Disney opened at $10 million. Then added a condition: spend another $10 million across its broader portfolio to get the spot.
That sequencing gap is becoming the story. Where NBC created a floor that triggered demand, Disney named a ceiling and expects demand to follow. One of those is a sales strategy. The other? An exercise in faith yet to be tested.
Gary Vaynerchuk put the underlying logic clearly on Fox Business:
"The market is the market is the market and it will correct itself."
His point was that Super Bowl inventory is genuinely underpriced — one of the last places on television where everyone watches at the same time, including the commercials. NBC priced it like something scarce. Disney priced it like something already proven.
Kevin Krim, CEO of ad measurement firm EDO, supplied the audience argument Disney is now leaning on.

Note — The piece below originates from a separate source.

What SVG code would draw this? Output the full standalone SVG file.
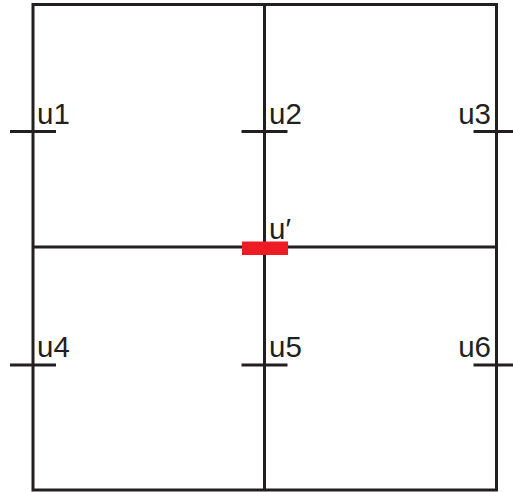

"Boomers are out of the sweet spot of economic power," he said. "It's Gen X and aging millennials."
The 2027 game airs Valentine's Day on both ABC and ESPN. The Monday after is a federal holiday. Disney is packaging it inside eight straight weeks of live tentpole events — College Football Playoffs, Grammys, Oscars. The reach case is real.
Here is what breaks: Disney enters upfront season with unsold Super Bowl inventory. Every buyer in the room recalibrates. If the biggest live event in American television couldn't clear at $10 million, every adjacent premium property gets repriced alongside it. The Super Bowl isn't just a line item this cycle — it sets the tone for everything negotiated after it.
The last time ABC aired a Super Bowl, in 2005, spots cost $2.5 million. NBC, Fox, and CBS spent the next twenty years learning which advertisers commit early, which need a nudge, and how to let scarcity do the selling. Disney is stepping into that process cold and opening at four times what ABC last charged — with a matching spend condition on top.